WORK INSTRUCTIONS >> Set all the material down again unchanged, without the pictures.

DATASET SECTION >>
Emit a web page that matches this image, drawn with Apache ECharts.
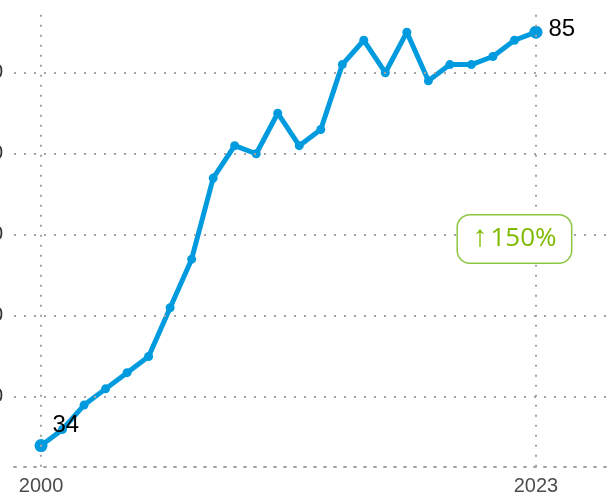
<!DOCTYPE html>
<html>
<head>
<meta charset="utf-8">
<style>
  html, body { margin: 0; padding: 0; background: #ffffff; }
  #chart { width: 610px; height: 500px; }
</style>
<script src="https://cdn.jsdelivr.net/npm/echarts@6/dist/echarts.min.js"></script>
</head>
<body>
<div id="chart"></div>
<script>
// Yearly values, 2000–2023
const years = [2000, 2001, 2002, 2003, 2004, 2005, 2006, 2007, 2008, 2009, 2010, 2011,
               2012, 2013, 2014, 2015, 2016, 2017, 2018, 2019, 2020, 2021, 2022, 2023];
const values = [34, 36, 39, 41, 43, 45, 51, 57, 67, 71, 70, 75,
                71, 73, 81, 84, 80, 85, 79, 81, 81, 82, 84, 85];

// Axis labels and gridline positions
const xTickLabels = [2000, 2023];
const yTickLabels = [40, 50, 60, 70, 80];

const BLUE = '#009bde';
const GREEN = '#7fba00';
const GRID_GREY = '#a3a3a3';
const dotted = { color: GRID_GREY, width: 2, type: [2, 8] };

const first = values[0];
const last = values[values.length - 1];
const change = Math.round((last - first) / first * 100);

const lineData = years.map((yr, i) => {
  const isFirst = i === 0;
  const isLast = i === years.length - 1;
  const item = { value: [yr, values[i]] };
  if (isFirst || isLast) {
    item.symbolSize = 13;
    item.itemStyle = { color: BLUE, borderWidth: 0, opacity: 1 };
    item.label = {
      show: true,
      position: 'right',
      distance: isFirst ? 5 : 6,
      offset: isFirst ? [0, -20] : [0, -3],
      formatter: String(values[i]),
      fontFamily: 'Liberation Sans, Arial, sans-serif',
      fontSize: 24,
      color: '#000000'
    };
  }
  return item;
});

const chart = echarts.init(document.getElementById('chart'), null, { renderer: 'canvas' });

chart.setOption({
  animation: false,
  backgroundColor: '#ffffff',
  grid: {
    left: 14, right: 0, top: 11.5, bottom: 33.3,
    containLabel: false,
    outerBoundsMode: 'none'
  },
  xAxis: {
    type: 'value',
    min: 1998.745,
    max: 2026.44,
    splitLine: { show: false },
    axisTick: { show: false },
    axisLine: { show: true, lineStyle: dotted },
    axisLabel: {
      customValues: xTickLabels,
      formatter: v => String(v),
      fontFamily: 'Liberation Sans, Arial, sans-serif',
      fontSize: 20,
      color: '#4d4d4d',
      margin: 10
    }
  },
  yAxis: {
    type: 'value',
    min: 31.4,
    max: 87.55,
    splitLine: { show: false },
    axisTick: { show: false },
    axisLine: { show: false },
    axisLabel: {
      customValues: yTickLabels,
      formatter: v => String(v),
      fontFamily: 'Liberation Sans, Arial, sans-serif',
      fontSize: 20,
      color: '#333333',
      margin: 11
    }
  },
  series: [
    {
      // dotted reference gridlines
      type: 'line',
      data: [],
      z: 1,
      silent: true,
      markLine: {
        silent: true,
        symbol: 'none',
        label: { show: false },
        lineStyle: dotted,
        emphasis: { disabled: true },
        data: yTickLabels.map(v => ({ yAxis: v }))
          .concat(xTickLabels.map(v => ({ xAxis: v })))
      }
    },
    {
      type: 'line',
      z: 3,
      data: lineData,
      symbol: 'circle',
      symbolSize: 9,
      showAllSymbol: true,
      lineStyle: { color: BLUE, width: 5 },
      itemStyle: { color: BLUE, borderWidth: 0 },
      emphasis: { disabled: true },
      label: { show: false },
      markPoint: {
        silent: true,
        data: [{
          coord: [2022, 59.5],
          symbol: 'circle',
          symbolSize: 1,
          itemStyle: { color: 'rgba(0,0,0,0)' },
          label: {
            show: true,
            position: 'inside',
            formatter: '{a|↑}{b|' + change + '%}',
            color: GREEN,
            backgroundColor: '#ffffff',
            borderColor: '#8cc63f',
            borderWidth: 1.5,
            borderRadius: 12,
            width: 113,
            height: 47,
            lineHeight: 47,
            align: 'center',
            verticalAlign: 'middle',
            padding: 0,
            rich: {
              a: {
                fontFamily: 'Liberation Sans, DejaVu Sans, sans-serif',
                fontSize: 30,
                color: GREEN,
                padding: [0, 3, 2, 0]
              },
              b: {
                fontFamily: 'Open Sans, Noto Sans, sans-serif',
                fontSize: 26,
                color: GREEN
              }
            }
          }
        }]
      }
    }
  ]
});
</script>
</body>
</html>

ANSWER IN FULL >>
Emit a web page that matches this image, drawn with Apache ECharts.
<!DOCTYPE html>
<html>
<head>
<meta charset="utf-8">
<style>
  html, body { margin: 0; padding: 0; background: #ffffff; }
  #chart { width: 610px; height: 500px; }
</style>
<script src="https://cdn.jsdelivr.net/npm/echarts@6/dist/echarts.min.js"></script>
</head>
<body>
<div id="chart"></div>
<script>
// Yearly values, 2000–2023
const years = [2000, 2001, 2002, 2003, 2004, 2005, 2006, 2007, 2008, 2009, 2010, 2011,
               2012, 2013, 2014, 2015, 2016, 2017, 2018, 2019, 2020, 2021, 2022, 2023];
const values = [34, 36, 39, 41, 43, 45, 51, 57, 67, 71, 70, 75,
                71, 73, 81, 84, 80, 85, 79, 81, 81, 82, 84, 85];

// Axis labels and gridline positions
const xTickLabels = [2000, 2023];
const yTickLabels = [40, 50, 60, 70, 80];

const BLUE = '#009bde';
const GREEN = '#7fba00';
const GRID_GREY = '#a3a3a3';
const dotted = { color: GRID_GREY, width: 2, type: [2, 8] };

const first = values[0];
const last = values[values.length - 1];
const change = Math.round((last - first) / first * 100);

const lineData = years.map((yr, i) => {
  const isFirst = i === 0;
  const isLast = i === years.length - 1;
  const item = { value: [yr, values[i]] };
  if (isFirst || isLast) {
    item.symbolSize = 13;
    item.itemStyle = { color: BLUE, borderWidth: 0, opacity: 1 };
    item.label = {
      show: true,
      position: 'right',
      distance: isFirst ? 5 : 6,
      offset: isFirst ? [0, -20] : [0, -3],
      formatter: String(values[i]),
      fontFamily: 'Liberation Sans, Arial, sans-serif',
      fontSize: 24,
      color: '#000000'
    };
  }
  return item;
});

const chart = echarts.init(document.getElementById('chart'), null, { renderer: 'canvas' });

chart.setOption({
  animation: false,
  backgroundColor: '#ffffff',
  grid: {
    left: 14, right: 0, top: 11.5, bottom: 33.3,
    containLabel: false,
    outerBoundsMode: 'none'
  },
  xAxis: {
    type: 'value',
    min: 1998.745,
    max: 2026.44,
    splitLine: { show: false },
    axisTick: { show: false },
    axisLine: { show: true, lineStyle: dotted },
    axisLabel: {
      customValues: xTickLabels,
      formatter: v => String(v),
      fontFamily: 'Liberation Sans, Arial, sans-serif',
      fontSize: 20,
      color: '#4d4d4d',
      margin: 10
    }
  },
  yAxis: {
    type: 'value',
    min: 31.4,
    max: 87.55,
    splitLine: { show: false },
    axisTick: { show: false },
    axisLine: { show: false },
    axisLabel: {
      customValues: yTickLabels,
      formatter: v => String(v),
      fontFamily: 'Liberation Sans, Arial, sans-serif',
      fontSize: 20,
      color: '#333333',
      margin: 11
    }
  },
  series: [
    {
      // dotted reference gridlines
      type: 'line',
      data: [],
      z: 1,
      silent: true,
      markLine: {
        silent: true,
        symbol: 'none',
        label: { show: false },
        lineStyle: dotted,
        emphasis: { disabled: true },
        data: yTickLabels.map(v => ({ yAxis: v }))
          .concat(xTickLabels.map(v => ({ xAxis: v })))
      }
    },
    {
      type: 'line',
      z: 3,
      data: lineData,
      symbol: 'circle',
      symbolSize: 9,
      showAllSymbol: true,
      lineStyle: { color: BLUE, width: 5 },
      itemStyle: { color: BLUE, borderWidth: 0 },
      emphasis: { disabled: true },
      label: { show: false },
      markPoint: {
        silent: true,
        data: [{
          coord: [2022, 59.5],
          symbol: 'circle',
          symbolSize: 1,
          itemStyle: { color: 'rgba(0,0,0,0)' },
          label: {
            show: true,
            position: 'inside',
            formatter: '{a|↑}{b|' + change + '%}',
            color: GREEN,
            backgroundColor: '#ffffff',
            borderColor: '#8cc63f',
            borderWidth: 1.5,
            borderRadius: 12,
            width: 113,
            height: 47,
            lineHeight: 47,
            align: 'center',
            verticalAlign: 'middle',
            padding: 0,
            rich: {
              a: {
                fontFamily: 'Liberation Sans, DejaVu Sans, sans-serif',
                fontSize: 30,
                color: GREEN,
                padding: [0, 3, 2, 0]
              },
              b: {
                fontFamily: 'Open Sans, Noto Sans, sans-serif',
                fontSize: 26,
                color: GREEN
              }
            }
          }
        }]
      }
    }
  ]
});
</script>
</body>
</html>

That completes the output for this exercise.